Short exercise: Your task is to retype the lines between the line with "Write the Plotly code for this chart." and the line with "import plotly.graph_objects as go", inclusive. Copy no pictures and no other lines.

Information given:
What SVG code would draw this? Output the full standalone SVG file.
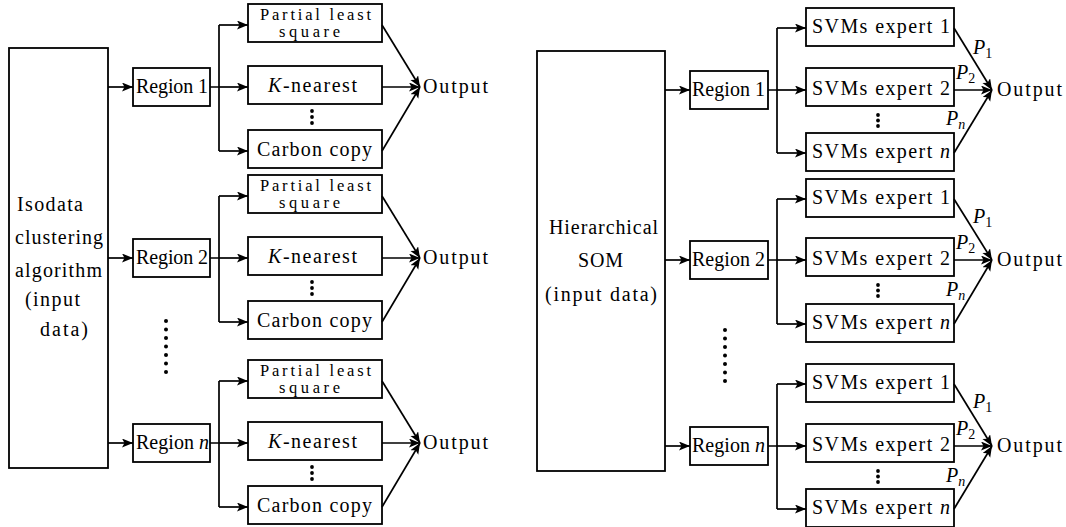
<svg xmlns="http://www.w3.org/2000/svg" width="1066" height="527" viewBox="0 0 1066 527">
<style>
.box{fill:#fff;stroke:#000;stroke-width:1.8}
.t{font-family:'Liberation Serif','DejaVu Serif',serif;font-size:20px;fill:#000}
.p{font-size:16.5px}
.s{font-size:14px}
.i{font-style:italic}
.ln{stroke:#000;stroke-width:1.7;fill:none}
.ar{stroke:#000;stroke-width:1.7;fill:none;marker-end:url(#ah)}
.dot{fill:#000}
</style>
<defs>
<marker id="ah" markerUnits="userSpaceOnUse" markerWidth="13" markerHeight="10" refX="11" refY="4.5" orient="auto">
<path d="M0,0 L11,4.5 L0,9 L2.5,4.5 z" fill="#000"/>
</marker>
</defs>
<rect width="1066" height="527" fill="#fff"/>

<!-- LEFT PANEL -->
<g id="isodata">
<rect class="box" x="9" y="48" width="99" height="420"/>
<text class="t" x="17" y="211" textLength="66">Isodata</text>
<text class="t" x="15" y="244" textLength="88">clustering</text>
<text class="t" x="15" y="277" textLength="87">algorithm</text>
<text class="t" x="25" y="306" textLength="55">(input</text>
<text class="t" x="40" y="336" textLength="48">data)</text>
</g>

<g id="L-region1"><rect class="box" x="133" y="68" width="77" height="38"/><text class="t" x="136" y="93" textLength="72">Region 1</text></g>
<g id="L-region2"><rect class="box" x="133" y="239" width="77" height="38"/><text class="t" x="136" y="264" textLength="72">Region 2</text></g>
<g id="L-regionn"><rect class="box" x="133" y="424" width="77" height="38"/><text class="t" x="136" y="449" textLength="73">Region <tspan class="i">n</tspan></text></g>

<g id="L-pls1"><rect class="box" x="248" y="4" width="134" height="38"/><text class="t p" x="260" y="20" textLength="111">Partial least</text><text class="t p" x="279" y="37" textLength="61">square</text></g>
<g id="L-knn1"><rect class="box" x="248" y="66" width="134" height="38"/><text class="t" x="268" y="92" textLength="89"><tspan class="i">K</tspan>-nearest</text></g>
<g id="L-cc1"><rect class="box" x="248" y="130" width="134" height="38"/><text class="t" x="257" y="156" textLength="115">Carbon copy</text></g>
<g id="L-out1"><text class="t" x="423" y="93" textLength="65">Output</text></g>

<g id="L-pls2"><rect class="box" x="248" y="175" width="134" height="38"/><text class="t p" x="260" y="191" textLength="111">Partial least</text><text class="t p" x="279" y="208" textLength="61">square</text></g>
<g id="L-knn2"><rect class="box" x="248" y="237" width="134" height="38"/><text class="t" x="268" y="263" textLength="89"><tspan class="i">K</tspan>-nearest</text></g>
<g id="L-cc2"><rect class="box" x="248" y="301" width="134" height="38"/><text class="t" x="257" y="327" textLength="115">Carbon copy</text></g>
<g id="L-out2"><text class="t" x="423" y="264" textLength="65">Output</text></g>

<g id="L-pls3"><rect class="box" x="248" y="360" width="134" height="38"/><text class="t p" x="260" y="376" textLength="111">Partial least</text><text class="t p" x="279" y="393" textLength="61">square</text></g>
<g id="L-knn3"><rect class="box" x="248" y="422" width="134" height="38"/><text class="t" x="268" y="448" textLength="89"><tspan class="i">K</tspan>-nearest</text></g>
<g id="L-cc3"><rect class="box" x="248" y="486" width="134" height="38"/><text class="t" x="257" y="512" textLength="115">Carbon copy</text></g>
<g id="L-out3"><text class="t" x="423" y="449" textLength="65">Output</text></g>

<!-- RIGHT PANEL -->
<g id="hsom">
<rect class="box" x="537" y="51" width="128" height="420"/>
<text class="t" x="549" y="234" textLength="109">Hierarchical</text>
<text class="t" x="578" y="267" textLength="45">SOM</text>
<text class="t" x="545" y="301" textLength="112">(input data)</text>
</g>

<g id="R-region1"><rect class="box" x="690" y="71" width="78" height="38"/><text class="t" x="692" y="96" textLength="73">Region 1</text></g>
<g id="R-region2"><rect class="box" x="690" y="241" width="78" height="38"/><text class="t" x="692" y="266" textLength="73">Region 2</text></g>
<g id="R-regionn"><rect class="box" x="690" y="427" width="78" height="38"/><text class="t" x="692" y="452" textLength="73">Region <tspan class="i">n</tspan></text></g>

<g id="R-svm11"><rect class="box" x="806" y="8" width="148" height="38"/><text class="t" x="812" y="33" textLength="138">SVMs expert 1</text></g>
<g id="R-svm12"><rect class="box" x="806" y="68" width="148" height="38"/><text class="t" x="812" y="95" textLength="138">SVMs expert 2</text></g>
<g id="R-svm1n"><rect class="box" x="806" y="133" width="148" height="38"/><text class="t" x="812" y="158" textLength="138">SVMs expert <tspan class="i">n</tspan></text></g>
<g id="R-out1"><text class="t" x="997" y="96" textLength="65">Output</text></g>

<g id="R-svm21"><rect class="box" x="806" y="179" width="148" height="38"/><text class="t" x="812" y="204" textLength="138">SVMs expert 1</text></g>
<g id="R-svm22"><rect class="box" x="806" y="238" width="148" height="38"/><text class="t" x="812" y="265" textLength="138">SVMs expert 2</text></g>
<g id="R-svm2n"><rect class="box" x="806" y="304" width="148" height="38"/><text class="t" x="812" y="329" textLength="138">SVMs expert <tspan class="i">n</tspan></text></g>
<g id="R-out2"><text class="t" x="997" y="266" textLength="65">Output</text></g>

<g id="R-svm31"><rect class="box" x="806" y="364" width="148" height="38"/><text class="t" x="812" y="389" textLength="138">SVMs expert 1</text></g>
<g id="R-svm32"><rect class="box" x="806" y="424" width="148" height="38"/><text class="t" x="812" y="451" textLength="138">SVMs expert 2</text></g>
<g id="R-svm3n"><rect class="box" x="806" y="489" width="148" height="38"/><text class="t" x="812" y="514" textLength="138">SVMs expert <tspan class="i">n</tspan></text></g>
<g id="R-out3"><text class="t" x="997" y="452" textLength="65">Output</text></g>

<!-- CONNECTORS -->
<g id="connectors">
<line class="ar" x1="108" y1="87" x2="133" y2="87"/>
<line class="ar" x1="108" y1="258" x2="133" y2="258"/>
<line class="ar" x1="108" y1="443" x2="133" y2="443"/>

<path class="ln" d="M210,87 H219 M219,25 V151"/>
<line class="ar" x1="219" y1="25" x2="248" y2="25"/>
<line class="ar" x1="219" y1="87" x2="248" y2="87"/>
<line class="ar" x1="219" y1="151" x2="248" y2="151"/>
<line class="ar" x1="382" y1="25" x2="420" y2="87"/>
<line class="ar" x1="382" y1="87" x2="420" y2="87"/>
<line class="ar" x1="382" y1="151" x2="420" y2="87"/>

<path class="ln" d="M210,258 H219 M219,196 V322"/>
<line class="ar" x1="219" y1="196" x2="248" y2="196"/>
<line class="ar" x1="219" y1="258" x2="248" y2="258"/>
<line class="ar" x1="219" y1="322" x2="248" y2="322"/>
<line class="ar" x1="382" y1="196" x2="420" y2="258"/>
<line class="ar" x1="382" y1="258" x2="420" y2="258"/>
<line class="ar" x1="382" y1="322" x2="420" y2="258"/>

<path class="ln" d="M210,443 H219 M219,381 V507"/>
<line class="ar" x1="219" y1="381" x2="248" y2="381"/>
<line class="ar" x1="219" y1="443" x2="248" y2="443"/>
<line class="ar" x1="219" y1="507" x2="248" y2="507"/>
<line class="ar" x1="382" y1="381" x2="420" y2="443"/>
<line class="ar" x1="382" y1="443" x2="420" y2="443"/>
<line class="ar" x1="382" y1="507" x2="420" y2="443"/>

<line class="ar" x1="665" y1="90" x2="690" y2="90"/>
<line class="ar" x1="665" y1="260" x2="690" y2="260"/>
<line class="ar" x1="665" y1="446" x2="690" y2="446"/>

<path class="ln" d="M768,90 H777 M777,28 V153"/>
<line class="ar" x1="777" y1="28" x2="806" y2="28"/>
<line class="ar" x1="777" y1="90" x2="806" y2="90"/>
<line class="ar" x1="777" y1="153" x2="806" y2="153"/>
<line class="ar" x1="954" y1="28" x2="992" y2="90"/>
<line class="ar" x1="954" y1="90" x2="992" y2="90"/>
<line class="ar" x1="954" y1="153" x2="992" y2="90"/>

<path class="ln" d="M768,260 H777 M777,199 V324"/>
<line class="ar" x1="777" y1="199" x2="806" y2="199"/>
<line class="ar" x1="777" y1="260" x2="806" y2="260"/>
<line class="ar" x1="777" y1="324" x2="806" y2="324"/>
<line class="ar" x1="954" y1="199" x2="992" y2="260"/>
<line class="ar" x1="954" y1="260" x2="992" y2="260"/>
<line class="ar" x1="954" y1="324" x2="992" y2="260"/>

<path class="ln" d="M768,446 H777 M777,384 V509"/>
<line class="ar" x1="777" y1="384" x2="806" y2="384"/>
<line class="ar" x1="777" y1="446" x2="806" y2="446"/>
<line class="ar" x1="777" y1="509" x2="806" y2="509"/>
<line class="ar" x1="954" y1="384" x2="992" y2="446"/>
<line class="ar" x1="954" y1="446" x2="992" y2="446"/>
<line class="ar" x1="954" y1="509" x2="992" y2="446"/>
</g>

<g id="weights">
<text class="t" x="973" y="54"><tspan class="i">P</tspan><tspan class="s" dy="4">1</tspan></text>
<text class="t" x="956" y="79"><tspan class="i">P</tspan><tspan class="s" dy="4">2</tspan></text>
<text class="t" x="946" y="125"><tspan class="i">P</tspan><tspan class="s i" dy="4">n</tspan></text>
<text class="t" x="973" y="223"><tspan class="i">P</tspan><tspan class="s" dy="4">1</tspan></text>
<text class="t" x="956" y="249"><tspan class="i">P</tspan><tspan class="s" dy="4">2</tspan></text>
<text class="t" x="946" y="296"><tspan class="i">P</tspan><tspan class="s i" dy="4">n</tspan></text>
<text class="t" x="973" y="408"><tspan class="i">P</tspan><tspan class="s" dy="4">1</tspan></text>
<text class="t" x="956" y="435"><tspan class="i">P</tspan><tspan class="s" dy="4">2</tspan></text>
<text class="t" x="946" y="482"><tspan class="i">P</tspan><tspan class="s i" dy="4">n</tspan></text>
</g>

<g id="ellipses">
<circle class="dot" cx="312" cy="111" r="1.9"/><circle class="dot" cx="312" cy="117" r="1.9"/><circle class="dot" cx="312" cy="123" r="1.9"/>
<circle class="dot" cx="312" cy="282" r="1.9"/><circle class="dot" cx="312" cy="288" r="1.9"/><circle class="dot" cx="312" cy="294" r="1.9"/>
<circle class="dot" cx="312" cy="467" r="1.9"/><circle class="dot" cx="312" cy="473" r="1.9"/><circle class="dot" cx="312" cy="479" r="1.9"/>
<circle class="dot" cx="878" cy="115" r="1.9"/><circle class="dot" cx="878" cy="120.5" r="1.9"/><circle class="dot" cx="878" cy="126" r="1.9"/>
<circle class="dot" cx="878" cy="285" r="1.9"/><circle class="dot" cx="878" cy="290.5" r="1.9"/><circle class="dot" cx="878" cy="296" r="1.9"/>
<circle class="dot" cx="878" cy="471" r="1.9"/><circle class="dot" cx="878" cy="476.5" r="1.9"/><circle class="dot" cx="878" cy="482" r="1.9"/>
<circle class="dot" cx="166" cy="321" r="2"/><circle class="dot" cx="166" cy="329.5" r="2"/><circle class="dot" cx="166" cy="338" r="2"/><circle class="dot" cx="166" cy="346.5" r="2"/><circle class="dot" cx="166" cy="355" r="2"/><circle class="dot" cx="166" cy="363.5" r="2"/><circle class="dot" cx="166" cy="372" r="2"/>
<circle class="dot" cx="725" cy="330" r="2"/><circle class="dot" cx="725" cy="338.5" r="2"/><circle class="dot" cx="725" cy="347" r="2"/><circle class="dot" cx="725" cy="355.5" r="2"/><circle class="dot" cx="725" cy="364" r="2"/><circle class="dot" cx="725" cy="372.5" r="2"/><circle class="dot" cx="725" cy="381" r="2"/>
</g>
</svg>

==

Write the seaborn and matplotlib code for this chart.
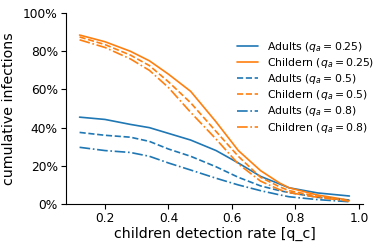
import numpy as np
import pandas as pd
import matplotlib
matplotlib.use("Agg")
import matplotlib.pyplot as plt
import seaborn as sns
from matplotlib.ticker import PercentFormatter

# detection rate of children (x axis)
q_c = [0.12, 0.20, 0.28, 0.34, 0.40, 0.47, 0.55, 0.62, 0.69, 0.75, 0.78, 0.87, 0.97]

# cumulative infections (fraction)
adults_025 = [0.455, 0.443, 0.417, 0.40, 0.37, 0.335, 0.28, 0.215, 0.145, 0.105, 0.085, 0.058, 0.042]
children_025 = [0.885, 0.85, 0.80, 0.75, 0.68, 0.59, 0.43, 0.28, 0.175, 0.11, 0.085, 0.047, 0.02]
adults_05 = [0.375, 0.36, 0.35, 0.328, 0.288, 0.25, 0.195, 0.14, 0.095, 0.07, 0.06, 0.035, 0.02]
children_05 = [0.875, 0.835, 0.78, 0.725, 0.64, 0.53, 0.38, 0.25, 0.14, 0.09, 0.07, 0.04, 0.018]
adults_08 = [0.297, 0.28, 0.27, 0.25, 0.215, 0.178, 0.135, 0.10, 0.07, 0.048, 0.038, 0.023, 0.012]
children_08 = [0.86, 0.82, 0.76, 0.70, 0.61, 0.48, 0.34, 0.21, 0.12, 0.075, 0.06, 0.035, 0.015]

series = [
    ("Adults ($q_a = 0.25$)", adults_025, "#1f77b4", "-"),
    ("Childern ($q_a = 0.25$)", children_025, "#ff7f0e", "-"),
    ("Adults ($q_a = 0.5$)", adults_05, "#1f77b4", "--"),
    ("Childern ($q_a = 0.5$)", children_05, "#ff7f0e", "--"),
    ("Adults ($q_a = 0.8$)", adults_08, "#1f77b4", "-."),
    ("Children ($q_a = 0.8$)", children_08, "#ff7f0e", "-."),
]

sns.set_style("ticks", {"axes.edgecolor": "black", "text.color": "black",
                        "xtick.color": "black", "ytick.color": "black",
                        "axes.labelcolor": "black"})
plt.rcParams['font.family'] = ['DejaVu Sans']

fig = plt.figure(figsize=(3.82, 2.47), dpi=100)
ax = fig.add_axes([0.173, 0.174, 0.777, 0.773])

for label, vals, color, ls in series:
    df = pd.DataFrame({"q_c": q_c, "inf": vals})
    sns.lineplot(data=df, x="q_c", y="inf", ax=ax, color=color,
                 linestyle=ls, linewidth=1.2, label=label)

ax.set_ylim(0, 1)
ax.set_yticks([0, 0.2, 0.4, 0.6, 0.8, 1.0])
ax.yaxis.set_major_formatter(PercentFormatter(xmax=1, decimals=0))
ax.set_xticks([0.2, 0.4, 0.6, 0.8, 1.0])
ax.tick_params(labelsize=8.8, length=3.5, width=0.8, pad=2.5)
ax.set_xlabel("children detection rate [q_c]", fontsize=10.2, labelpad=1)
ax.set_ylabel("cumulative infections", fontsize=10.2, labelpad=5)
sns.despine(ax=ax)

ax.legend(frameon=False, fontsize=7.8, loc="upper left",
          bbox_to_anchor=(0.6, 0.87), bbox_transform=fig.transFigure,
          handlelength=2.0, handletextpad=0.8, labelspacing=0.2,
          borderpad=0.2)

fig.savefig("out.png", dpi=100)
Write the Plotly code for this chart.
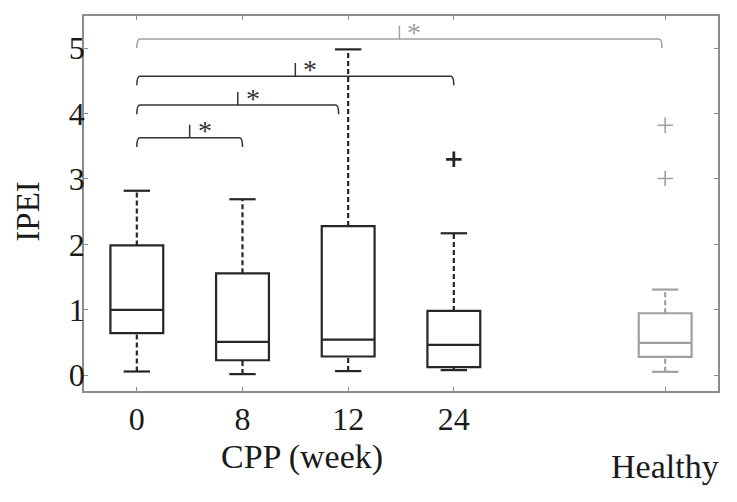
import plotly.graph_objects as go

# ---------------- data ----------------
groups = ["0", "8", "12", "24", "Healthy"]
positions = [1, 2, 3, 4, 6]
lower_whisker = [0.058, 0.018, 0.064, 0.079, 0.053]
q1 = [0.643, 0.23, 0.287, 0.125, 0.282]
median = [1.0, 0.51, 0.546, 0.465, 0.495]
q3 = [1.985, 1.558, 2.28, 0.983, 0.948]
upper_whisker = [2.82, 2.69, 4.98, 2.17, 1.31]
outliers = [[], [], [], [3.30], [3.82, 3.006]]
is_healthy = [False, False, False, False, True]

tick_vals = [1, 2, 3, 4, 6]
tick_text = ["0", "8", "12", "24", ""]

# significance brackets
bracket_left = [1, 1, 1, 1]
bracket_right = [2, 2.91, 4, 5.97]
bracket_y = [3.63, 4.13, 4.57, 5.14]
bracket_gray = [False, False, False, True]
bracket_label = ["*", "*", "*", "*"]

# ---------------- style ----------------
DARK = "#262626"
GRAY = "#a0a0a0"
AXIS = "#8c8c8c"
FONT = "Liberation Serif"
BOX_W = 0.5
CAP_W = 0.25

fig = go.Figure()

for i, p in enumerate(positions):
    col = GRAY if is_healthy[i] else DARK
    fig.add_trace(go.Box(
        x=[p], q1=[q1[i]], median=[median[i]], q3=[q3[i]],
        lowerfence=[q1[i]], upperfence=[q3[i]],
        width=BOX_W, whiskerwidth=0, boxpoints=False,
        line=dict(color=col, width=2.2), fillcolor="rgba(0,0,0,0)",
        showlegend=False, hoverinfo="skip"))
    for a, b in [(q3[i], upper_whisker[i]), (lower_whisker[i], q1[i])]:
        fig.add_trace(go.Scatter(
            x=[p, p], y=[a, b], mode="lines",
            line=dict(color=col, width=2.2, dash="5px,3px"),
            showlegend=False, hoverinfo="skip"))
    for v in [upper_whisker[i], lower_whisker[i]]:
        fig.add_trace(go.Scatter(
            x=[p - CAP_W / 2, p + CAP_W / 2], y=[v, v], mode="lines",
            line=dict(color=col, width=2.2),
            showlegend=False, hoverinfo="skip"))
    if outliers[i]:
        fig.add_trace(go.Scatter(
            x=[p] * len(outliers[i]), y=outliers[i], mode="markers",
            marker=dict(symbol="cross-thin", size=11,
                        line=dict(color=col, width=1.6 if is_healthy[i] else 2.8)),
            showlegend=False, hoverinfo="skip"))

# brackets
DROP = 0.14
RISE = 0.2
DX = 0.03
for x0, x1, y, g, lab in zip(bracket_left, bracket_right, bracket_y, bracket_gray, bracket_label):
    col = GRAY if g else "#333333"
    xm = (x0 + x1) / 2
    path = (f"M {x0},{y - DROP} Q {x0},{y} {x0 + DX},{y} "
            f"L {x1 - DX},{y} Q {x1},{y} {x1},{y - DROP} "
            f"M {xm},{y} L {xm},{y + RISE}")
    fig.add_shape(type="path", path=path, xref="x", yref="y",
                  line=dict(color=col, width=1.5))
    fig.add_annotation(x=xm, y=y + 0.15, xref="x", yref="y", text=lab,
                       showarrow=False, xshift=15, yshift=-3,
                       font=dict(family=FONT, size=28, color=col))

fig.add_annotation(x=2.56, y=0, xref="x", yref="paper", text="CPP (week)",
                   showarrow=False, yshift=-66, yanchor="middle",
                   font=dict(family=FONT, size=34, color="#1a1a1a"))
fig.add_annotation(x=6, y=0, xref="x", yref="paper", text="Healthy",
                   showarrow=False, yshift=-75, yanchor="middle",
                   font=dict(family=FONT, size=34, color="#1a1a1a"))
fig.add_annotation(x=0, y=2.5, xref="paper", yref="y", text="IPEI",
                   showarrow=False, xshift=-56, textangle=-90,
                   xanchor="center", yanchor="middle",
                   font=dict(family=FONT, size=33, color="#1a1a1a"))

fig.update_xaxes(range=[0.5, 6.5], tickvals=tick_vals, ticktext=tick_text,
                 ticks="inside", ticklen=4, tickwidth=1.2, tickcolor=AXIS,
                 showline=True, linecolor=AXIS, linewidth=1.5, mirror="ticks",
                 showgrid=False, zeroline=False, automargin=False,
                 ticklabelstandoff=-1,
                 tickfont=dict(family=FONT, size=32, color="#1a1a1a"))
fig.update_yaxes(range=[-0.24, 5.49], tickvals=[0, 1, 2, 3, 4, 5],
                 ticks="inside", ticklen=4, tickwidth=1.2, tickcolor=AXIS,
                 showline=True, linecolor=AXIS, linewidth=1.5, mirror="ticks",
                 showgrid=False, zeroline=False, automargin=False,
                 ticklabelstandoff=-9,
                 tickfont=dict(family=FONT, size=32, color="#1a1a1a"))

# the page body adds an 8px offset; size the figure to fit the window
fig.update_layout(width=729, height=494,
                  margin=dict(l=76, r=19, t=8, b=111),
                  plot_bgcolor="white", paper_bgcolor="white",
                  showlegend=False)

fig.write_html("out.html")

Written response:
Write the Plotly code for this chart.
import plotly.graph_objects as go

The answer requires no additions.